Following the speculation about its returns, a second auditor, Ernst & Young, was called in to evaluate the fund in October 2012.

Deloitte had earlier in the year approved the fund’s valuation process, finding that it had valued its holdings according to its stated criteria.

A few weeks later, in October 2012, the fund’s managers said they were considering changing the fund’s valuation methods, a process they said had been underway since earlier in the year and predated press speculation.

Despite the announcement, in the months following a number of large investors looked to exit the fund. When Nobles Crus was unable to meet payout requests, the fund was temporarily suspended by Luxembourg’s financial regulator, the Commission de Surveillance du Secteur Financier (CSSF).

According to a representative for the CSSF, the fund is still suspended as it “encounters a liquidity problem and is in the process to find a sustainable solution which is in the interest of all its shareholders”.

Elite Advisers confirmed that the fund is still suspended and added, “our investors are fully aware of the situation and are regularly kept informed”.

The group declined to give further comment.


Investing in a wine fund?
Make sure it's liquid
If anything, the debacle with Nobles Crus has reminded investors of the need, as with all investments, to really understand what you're investing in.

There are some pointers investors should think about when looking to invest in wine.
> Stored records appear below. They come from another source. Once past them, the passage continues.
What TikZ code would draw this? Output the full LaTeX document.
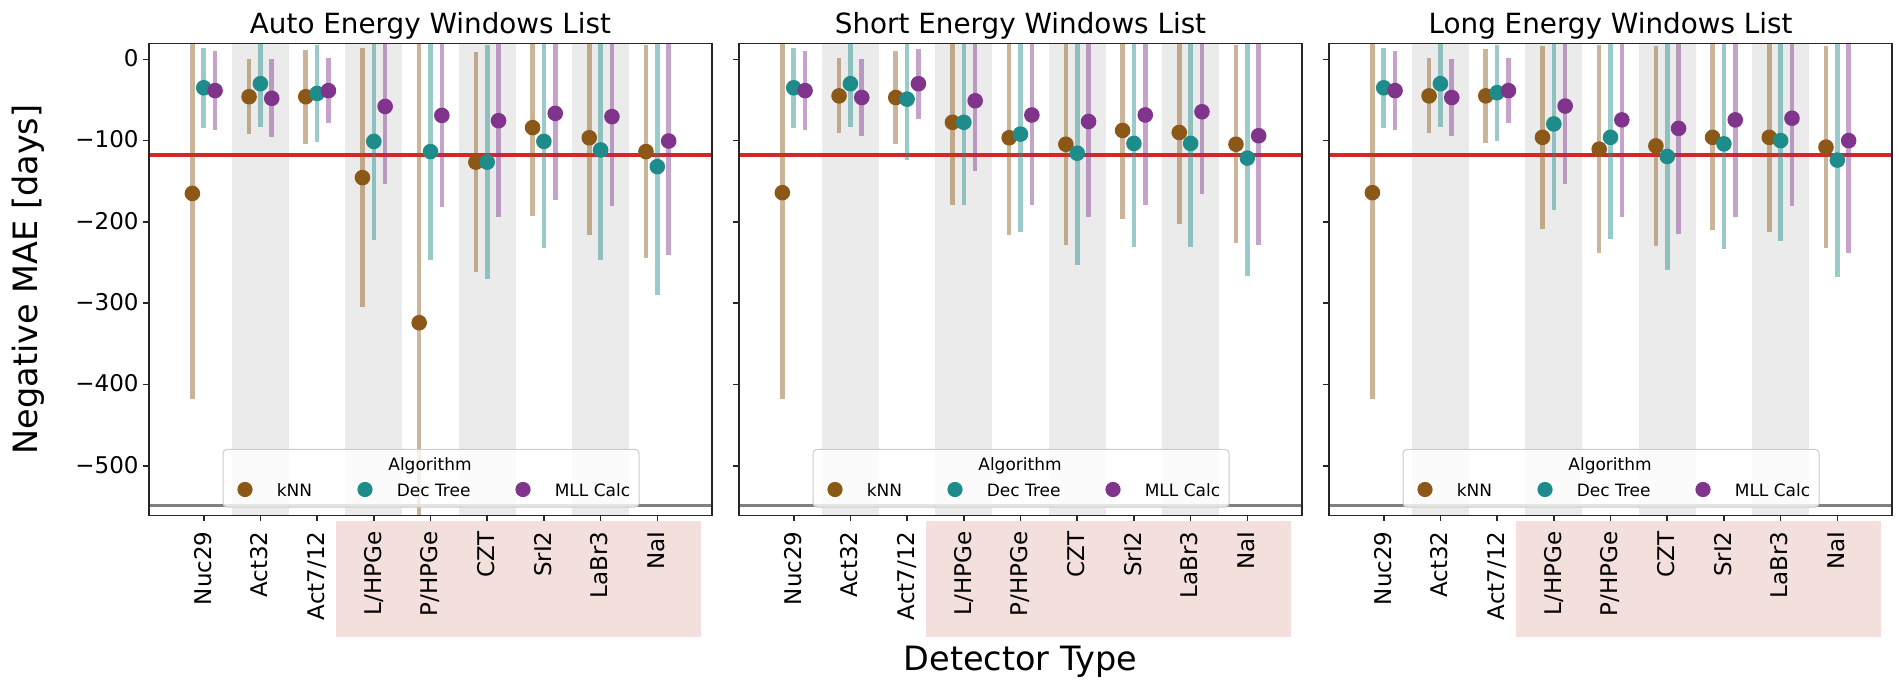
\documentclass[tikz,border=0pt]{standalone}
\usepackage{fontspec}
\setmainfont{DejaVu Sans}
\usepackage{tikz}
\usetikzlibrary{positioning}

\definecolor{knn}{RGB}{140,88,24}
\definecolor{dectree}{RGB}{30,140,138}
\definecolor{mllcalc}{RGB}{128,52,140}
\definecolor{bandgray}{RGB}{235,235,235}
\definecolor{pinkbg}{RGB}{243,223,220}
\definecolor{refred}{RGB}{214,39,40}

\tikzstyle{axframe} = [draw=black!85, line width=0.8pt]
\tikzstyle{tickmark} = [draw=black!85, line width=0.8pt]
\tikzstyle{errbar} = [line width=2.3pt, opacity=0.45]
\tikzstyle{refline} = [draw=refred, line width=1.75pt]
\tikzstyle{floorline} = [draw=gray, line width=1.25pt]
\tikzstyle{ticklabel} = [font=\fontsize{11.5}{13}\selectfont, inner sep=0pt, text height=0.73em, text depth=0pt]
\tikzstyle{detlabel} = [ticklabel, rotate=90, anchor=east]
\tikzstyle{daylabel} = [ticklabel, anchor=east]
\tikzstyle{paneltitle} = [font=\fontsize{13.9}{16}\selectfont, inner sep=0pt, anchor=base]
\tikzstyle{axislabel} = [font=\fontsize{16.75}{19}\selectfont, inner sep=0pt]
\tikzstyle{legbox} = [draw=black!20, fill=white, fill opacity=0.8, rounded corners=2pt, line width=0.5pt]
\tikzstyle{legdot} = [circle, inner sep=0pt, minimum size=7.6pt]
\tikzstyle{legtext} = [font=\fontsize{8.5}{10}\selectfont, inner sep=0pt, text height=0.73em, text depth=0pt]

% detector/mean/halfwidth for kNN, Dec Tree, MLL Calc
\def\autodata{0/-165/253/-35/49.5/-38.5/49, 1/-46/46/-30/53/-48/48, 2/-46/58/-42/60/-38.5/39.5, 3/-145.5/159.5/-101/121/-58/95, 4/-324/400/-113.5/133/-69/113, 5/-126.5/135/-126.5/144/-75.5/119, 6/-84/108.5/-101/131/-66.5/106.5, 7/-96.5/119.5/-111.5/135/-70.5/110.5, 8/-113.5/131/-132/158/-100.5/140}
\def\shortdata{0/-164/254/-35/49.5/-38.5/48.5, 1/-45/46/-30/53/-47/47.5, 2/-47/57/-49/74.5/-30/43, 3/-77.5/101.5/-77.5/101.5/-51/86, 4/-96.5/119/-92/120.5/-68.5/110.5, 5/-104.5/124/-115.5/138/-76.5/118, 6/-87.5/108.5/-103.5/127/-68.5/110.5, 7/-90/112.5/-103.5/127/-64.5/101.5, 8/-104.5/121.5/-121.5/145/-94/134.5}
\def\longdata{0/-164/254/-35/49.5/-38.5/49, 1/-45/46/-30/53/-47/47.5, 2/-45/57.5/-41/59/-38.5/40, 3/-96/112.5/-79.5/105.5/-57.5/96, 4/-110.5/128/-96/125.5/-74.5/119.5, 5/-106.5/123/-119.5/140/-85/130, 6/-96/114.5/-104/129.5/-74.5/119.5, 7/-96/116.5/-100/123.5/-72.5/108.5, 8/-108/124/-124/144/-100/138.5}

\newcommand{\drawpanel}[4]{% left edge, title, name, data
\begin{scope}[shift={(#1,0)}]
  \foreach \i in {1,3,5,7}
    \fill[bandgray] ({54.7+56.7*(\i-0.5)},43.3) rectangle ({54.7+56.7*(\i+0.5)},515.5); % shaded columns
  \draw[refline] (0,155.2) -- (563,155.2); % reference line
  \draw[floorline] (0,505.5) -- (563,505.5); % floor line
  \begin{scope}
    \clip (0,43.3) rectangle (563,515.5);
    \foreach \i/\ka/\kb/\da/\db/\ma/\mb in #4 {
      \draw[errbar,knn] ({54.7+56.7*(\i-0.2)},{59.3-0.813*(\ka+\kb)}) -- ({54.7+56.7*(\i-0.2)},{59.3-0.813*(\ka-\kb)});
      \draw[errbar,dectree] ({54.7+56.7*\i},{59.3-0.813*(\da+\db)}) -- ({54.7+56.7*\i},{59.3-0.813*(\da-\db)});
      \draw[errbar,mllcalc] ({54.7+56.7*(\i+0.2)},{59.3-0.813*(\ma+\mb)}) -- ({54.7+56.7*(\i+0.2)},{59.3-0.813*(\ma-\mb)});
    }
  \end{scope}
  \foreach \i/\ka/\kb/\da/\db/\ma/\mb in #4 {
    \fill[knn] ({54.7+56.7*(\i-0.2)},{59.3-0.813*(\ka)}) circle[radius=3.9pt];
    \fill[dectree] ({54.7+56.7*\i},{59.3-0.813*(\da)}) circle[radius=3.9pt];
    \fill[mllcalc] ({54.7+56.7*(\i+0.2)},{59.3-0.813*(\ma)}) circle[radius=3.9pt];
  }
  % legend
  \draw[legbox] (74,449.3) rectangle (490,507);
  \node[legtext] (#3-algo) at (281,463.3) {Algorithm};
  \node[legdot,fill=knn] (#3-knn) at (96,489.5) {};
  \node[legtext,right=11.7pt of #3-knn] (#3-knnt) {kNN};
  \node[legdot,fill=dectree] (#3-dt) at (216,489.5) {};
  \node[legtext,right=11.7pt of #3-dt] (#3-dtt) {Dec Tree};
  \node[legdot,fill=mllcalc] (#3-mll) at (374,489.5) {};
  \node[legtext,right=11.7pt of #3-mll] (#3-mllt) {MLL Calc};
  % frame and ticks
  \draw[axframe] (0,43.3) rectangle (563,515.5);
  \foreach \v in {0,-100,...,-500}
    \draw[tickmark] (0,{59.3-0.813*(\v)}) -- ++(-5.6,0);
  \fill[pinkbg] (187,521) rectangle (552,637); % highlighted detectors
  \foreach \lab [count=\c from 0] in {Nuc29,Act32,Act7/12,L/HPGe,P/HPGe,CZT,SrI2,LaBr3,NaI} {
    \draw[tickmark] ({54.7+56.7*\c},515.5) -- ++(0,5.6);
    \node[detlabel] (#3-d\c) at ({54.7+56.7*\c},531) {\lab};
  }
  \node[paneltitle] (#3-title) at (281.5,33.3) {#2};
\end{scope}}

\begin{document}
\begin{tikzpicture}[x=0.5pt,y=-0.5pt]
  \useasboundingbox (0,0) rectangle (1898,691);
  \drawpanel{149}{Auto Energy Windows List}{auto}{\autodata}
  \drawpanel{739}{Short Energy Windows List}{short}{\shortdata}
  \drawpanel{1329}{Long Energy Windows List}{long}{\longdata}
  \foreach \v [count=\c] in {0,100,...,500}
    \node[daylabel] (day\c) at (139,{59.3+0.813*\v}) {\ifnum\v=0 0\else −\v\fi}; % y tick labels
  \node[axislabel,rotate=90] (maelabel) at (28.5,279.4) {Negative MAE [days]};
  \node[axislabel,anchor=base] (dettype) at (1020.5,670.7) {Detector Type};
\end{tikzpicture}
\end{document}
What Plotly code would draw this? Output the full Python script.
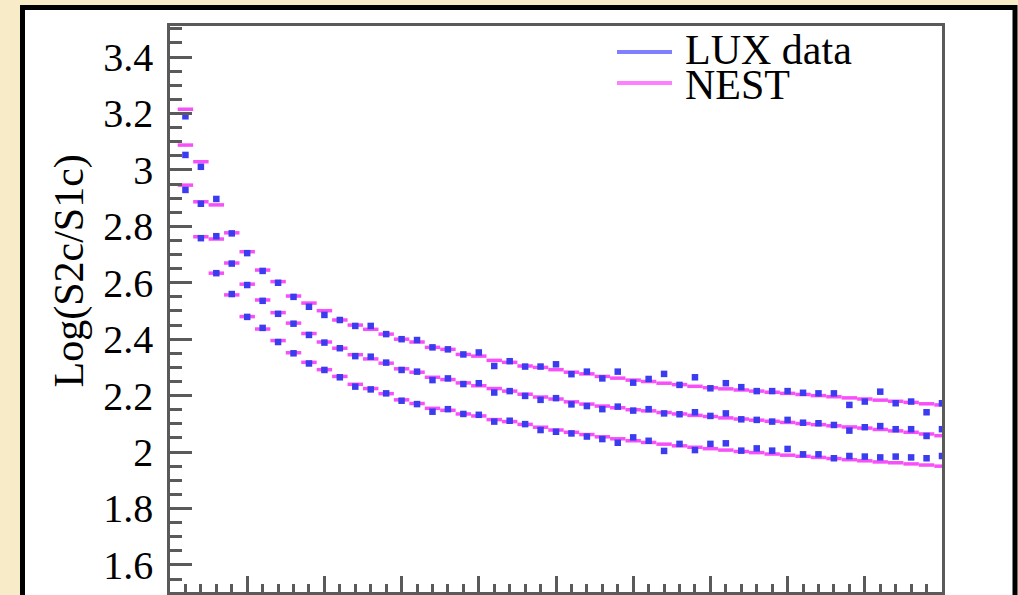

Wine Investment Fund director Andrew Della Casa says: "You need to understand what you're getting into and you need to do a bit of research ... the key issue is to be able to get in and out of the market when you want to."

Liquidity problems, one of the issues for the Nobles Crus fund, can mean it’s difficult to get out of a fund – a problem in a downward market. You need to be sure the fund is made up of frequently-traded, liquid wines, that will be easy to sell.

Liv-ex is generally considered the most reliable wine valuation method, as it has access to readily available international wine prices.

“There needs to be an investment approach that identifies liquid assets and non-liquid assets ... you could have a portfolio of wines that are very illiquid as they’re very seldom traded, and there’s no real valuation mechanism for them because they are so illiquid.

“That’s obviously a double whammy as not only do you not know what the risk attached to those wines is, as you can’t quantify it, but also you can’t value the portfolio because there’s no bid/offer spread,” Della Casa adds.

The wine should also be insured and stored in a government approved bonded warehouse where you can ask to view the wine. Despite the concern around wine funds, it can still be a strong investment.

Della Casa says: “It’s an asset class which has very low volatility compared to others out there. Also as it’s physical, it will always have intrinsic value and, with all this printing of money that’s going on around the world, we’re hearing increasingly the word ‘inflation’ being bandied around.

“Of course if you’re holding something physical that has intrinsic value you’re hedging against inflation.”